The European Automobile Manufacturers Association (ACEA) shows that 70% of all charging stations in Europe would be located in the Netherlands, France, and Germany, representing „a real performance if we consider that they represent only 23% of the total area of the European Union – meaning that 30% of the stations would be located on the remaining 77% of the European territory”.
The Romanian citizens still have to travel 200km or more to find a charger. In this respect, we cannot expect them to be willing to buy an electric vehicle. Based on an analysis performed by Lektri.co, the local market has 782 public charging locations for electric vehicles, most of them in counties with high economic power, such as București-Ilfov, Timiș, or Cluj. Between August 2020 and April 2021, the number of public charging stations for electric vehicles nationwide increased by 44%, from 542 to 782.
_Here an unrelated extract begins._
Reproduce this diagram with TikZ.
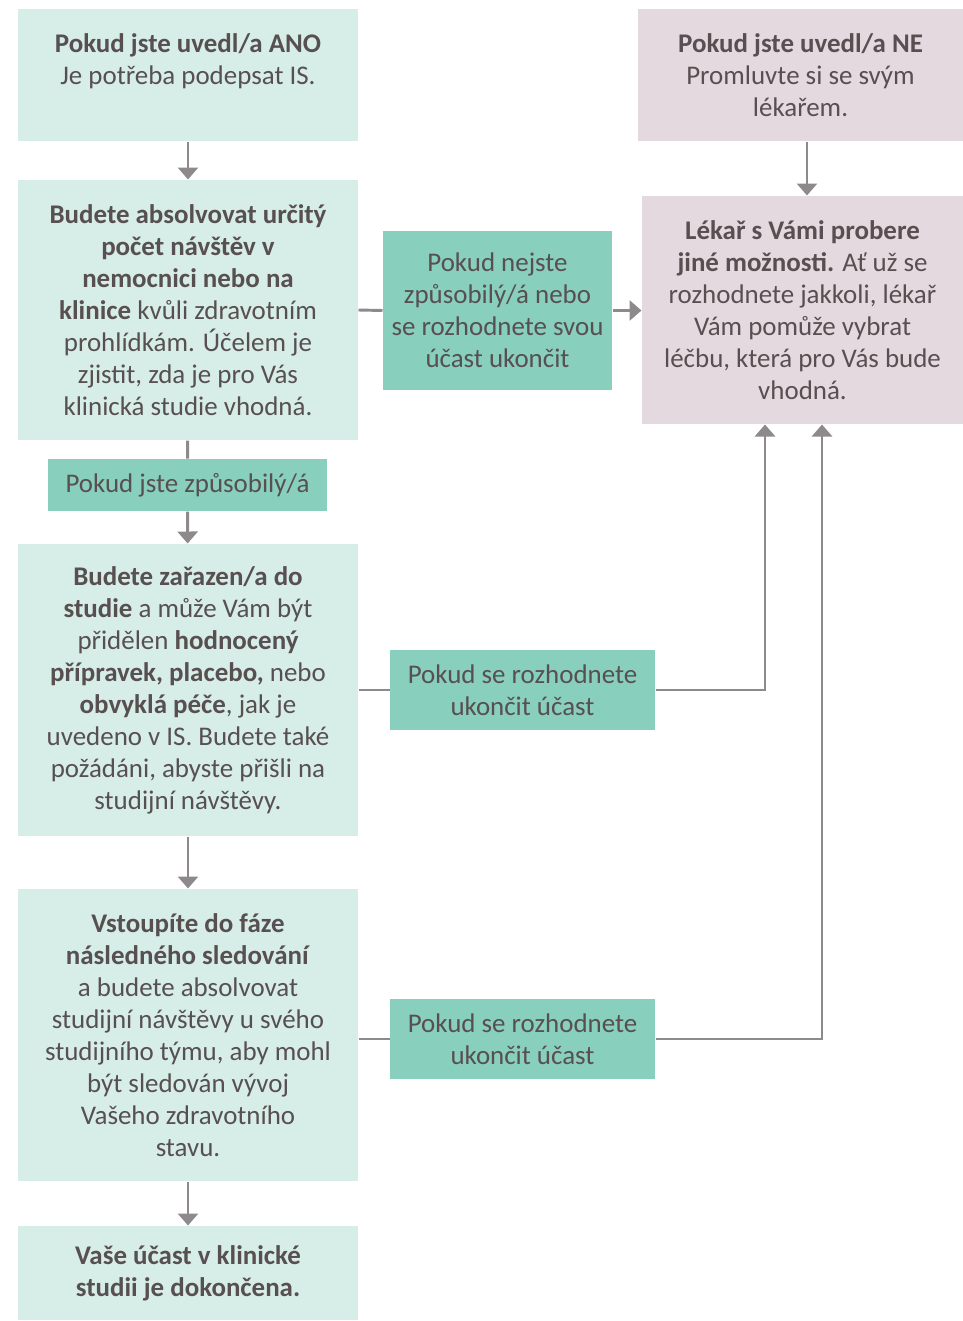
\documentclass[tikz,border=0pt]{standalone}
\usepackage{fontspec}
\setmainfont{Carlito}
\usetikzlibrary{arrows.meta,calc}

\definecolor{mintbg}{HTML}{D7EDE7}
\definecolor{tealbg}{HTML}{88CFBE}
\definecolor{mauvebg}{HTML}{E3D9DF}
\definecolor{linegray}{HTML}{8E8A8B}
\definecolor{txtgray}{HTML}{574F50}

\tikzset{every picture/.style={line width=0.75pt}}
\tikzset{
  stepbox/.style={fill=mintbg, inner sep=0pt, align=center, text=txtgray,
    font=\fontsize{20.2}{24}\selectfont},
  ifbox/.style={stepbox, fill=tealbg},
  docbox/.style={stepbox, fill=mauvebg},
  conn/.style={draw=linegray, line width=2.2pt},
  arr/.style={conn, -{Triangle[width=15pt,length=9pt]}}
}

\begin{document}
\begin{tikzpicture}[x=0.75pt,y=0.75pt,yscale=-1,xscale=1]
\path[use as bounding box] (0,0) rectangle (963,1321);

% left column
\node[stepbox, minimum width=255pt, minimum height=99pt] (ano) at (188,75)
  {\textbf{Pokud jste uvedl/a ANO}\\Je potřeba podepsat IS.\\\mbox{}};
\node[stepbox, minimum width=255pt, minimum height=195pt] (visits) at (188,310)
  {\textbf{Budete absolvovat určitý}\\\textbf{počet návštěv v}\\\textbf{nemocnici nebo na}\\\textbf{klinice} kvůli zdravotním\\prohlídkám. Účelem je\\zjistit, zda je pro Vás\\klinická studie vhodná.};
\node[ifbox, minimum width=209.25pt, minimum height=39pt] (eligible) at (187.5,485)
  {Pokud jste způsobilý/á};
\node[stepbox, minimum width=255pt, minimum height=219pt] (enrol) at (188,690)
  {\textbf{Budete zařazen/a do}\\\textbf{studie} a může Vám být\\přidělen \textbf{hodnocený}\\\textbf{přípravek, placebo,} nebo\\\textbf{obvyklá péče}, jak je\\uvedeno v IS. Budete také\\požádáni, abyste přišli na\\studijní návštěvy.};
\node[stepbox, minimum width=255pt, minimum height=219pt] (followup) at (188,1035)
  {\textbf{Vstoupíte do fáze}\\\textbf{následného sledování}\\a budete absolvovat\\studijní návštěvy u svého\\studijního týmu, aby mohl\\být sledován vývoj\\Vašeho zdravotního\\stavu.};
\node[stepbox, minimum width=255pt, minimum height=70.5pt] (done) at (188,1273)
  {\textbf{Vaše účast v klinické}\\\textbf{studii je dokončena.}};

% middle column
\node[ifbox, minimum width=171.75pt, minimum height=119.25pt] (notelig) at (497.5,310.5)
  {Pokud nejste\\způsobilý/á nebo\\se rozhodnete svou\\účast ukončit};
\node[ifbox, minimum width=198.75pt, minimum height=60pt] (quit1) at (522.5,690)
  {Pokud se rozhodnete\\ukončit účast};
\node[ifbox, minimum width=198.75pt, minimum height=60pt] (quit2) at (522.5,1039)
  {Pokud se rozhodnete\\ukončit účast};

% right column
\node[docbox, minimum width=243.75pt, minimum height=99pt] (ne) at (800.5,75)
  {\textbf{Pokud jste uvedl/a NE}\\Promluvte si se svým\\lékařem.};
\node[docbox, minimum width=240.75pt, minimum height=171pt] (doctor) at (802.5,310)
  {\textbf{Lékař s Vámi probere}\\\textbf{jiné možnosti.} Ať už se\\rozhodnete jakkoli, lékař\\Vám pomůže vybrat\\léčbu, která pro Vás bude\\vhodná.};

% connectors
\coordinate (nedrop) at ($(ne.south)+(6.5,0)$);
\coordinate (quit1up) at ($(doctor.south)+(-37.5,0)$);
\coordinate (quit2up) at ($(doctor.south)+(19.5,0)$);
\draw[arr] (ano) -- (visits);
\draw[conn] (visits) -- (eligible);
\draw[arr] (eligible) -- (enrol);
\draw[arr] (enrol) -- (followup);
\draw[arr] (followup) -- (done);
\draw[arr] (nedrop) -- (nedrop |- doctor.north);
\draw[conn] (visits.east) -- (notelig.west);
\draw[arr] (notelig.east) -- (doctor.west |- notelig.east);
\draw[conn] (enrol.east) -- (quit1.west);
\draw[arr] (quit1.east) -| (quit1up);
\draw[conn] (quit2.west -| followup.east) -- (quit2.west);
\draw[arr] (quit2.east) -| (quit2up);

\end{tikzpicture}
\end{document}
According to the National Recovery and Resilience Plan (PNRR), the Romanian government wishes to finance a charging station in each city of Romania. Even if the government has made progress in subsidising the electric vehicles, they also need to add a range of costs benefits that electric vehicles drivers should enjoy, including no road tax, reduced tolls and parking costs, and exemption from the VAT on car sales, as the Norwegian government granted its electric vehicles drivers.
It seems that widespread consumer concern about climate and sustainability issues has created a large pool of consumers who would prefer to shift to more sustainable ways to travel, but only if costs fall and convenience grows. „As the costs of batteries and other key electric vehicles components fall, consumers are likely to become ever more important for, and interested in, the transition to sustainability.” says Richard Karmel, Managing Partner, Mazars.
Road safety, data protection and sustainability are among the expectations of Europeans when it comes to self-driving vehicles
The automobile industry is a technological world leader and Europe’s number one investor in R&D. Automated driving is transforming the role of the automobile. It will not only enhance safety and comfort but also provide us with more free time which was previously spent driving. The concept of self-driving vehicles greatly influences the concept of smart cities and connected infrastructure, and as a result, may aid road safety and ensure the comfort of participants in road traffic.
According to a survey conducted with the support of the EU-funded PAsCAL project (whose name is an acronym for "Enhance driver behavior and Public Acceptance of Connected and Autonomous vehicLes"), Europeans' expectations of the development of the autonomous car industry have been largely positive in terms of sustainability and safety, but negative when it comes to privacy.
More than 49% of respondents across all countries expect an optimisation on safety with the introduction of autonomous vehicles, while 28% or more from France, Germany, and the UK believe it will worsen it. In terms of sustainability, 48-57% of participants from all countries expect an improvement, while 22% expect a worsening of the situation. Very few participants in all four countries expect data privacy to improve.
According to the Romanian authorities, there is an intention to build a circuit for testing self-driving vehicles. Romania is a market where at least 3 automotive manufacturers work with Romanian teams on autonomous car concepts (Bosch in Cluj and Continental and Porsche in Timișoara).